Skills and concepts that students must have mastered

The students have been introduced to the concept of critical shear stress and the basic physics of the forces required to move particles off the bed. They have been introduced to the Shields Curve and how to use it to calculate critical shear stresses for particles of different size and density.

How the activity is situated in the course

This is one of a sequence of exercises on sediment transport.

Goals

Content/concepts goals for this activity

The goals of the exercise include giving students experience with the subjectivity of determining critical shear stress in the laboratory, calculating critical shear stresses using the Shields relationship, and with the effects of mixed particle sizes on entrainment.

Higher order thinking skills goals for this activity

Students gain experience with collecting, replicating, and interpreting data.

Other skills goals for this activity

The students work in small groups for this activity.
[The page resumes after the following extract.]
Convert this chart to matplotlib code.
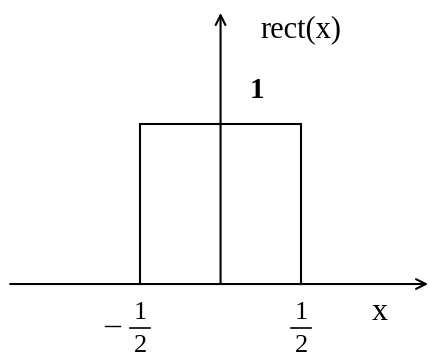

Description and Teaching Materials

In this activity students observe the conditions under which spherical glass beads will first begin to move in a beaker stirred with a mechanical stirrer. They "calibrate" the stirrer by calculating the predicted critical shear stress for the particles according to the Shields relationship, and then use the calibration curve to measure the critical shear stress for some natural sands. Finally, the students conduct a simple experiment to illustrate that the critical shear stress for particles sitting on beds of larger or smaller particles will differ from that for homogeneous beds.
Student handout for critical shear stress lab (Microsoft Word 2007 (.docx) 38kB Jun3 14)
Shields Curve (Acrobat (PDF) 14kB Jun3 14)

Teaching Notes and Tips


Assessment

Students hand in the laboratory exercise at the beginning of the next class period for grading

References and Resources

The first part of this exercises uses 1 liter glass beakers, glass beads (available from scientific suppliers like Fisher for chromotography), and an overhead laboratory stirrer. I use a Heidolph mechanical overhead stirrer with a cross blade impeller mounted on a Caframo heavy duty stand (I purchased all of this from Fisher). The key requirements for the stirrer are that it have a high enough speed to suspend the particles and that it have a speed scale that the students can adjust.

The second part of the activity uses clip boards on which I have glued a "bed" of glass beads. I used Gorilla Glue and was careful to leave the "pockets" between the beads open and as uniform as possible. The students use protractors to measure the angle to which the clip boards must be rotated before a loose grain will roll out of the pockets.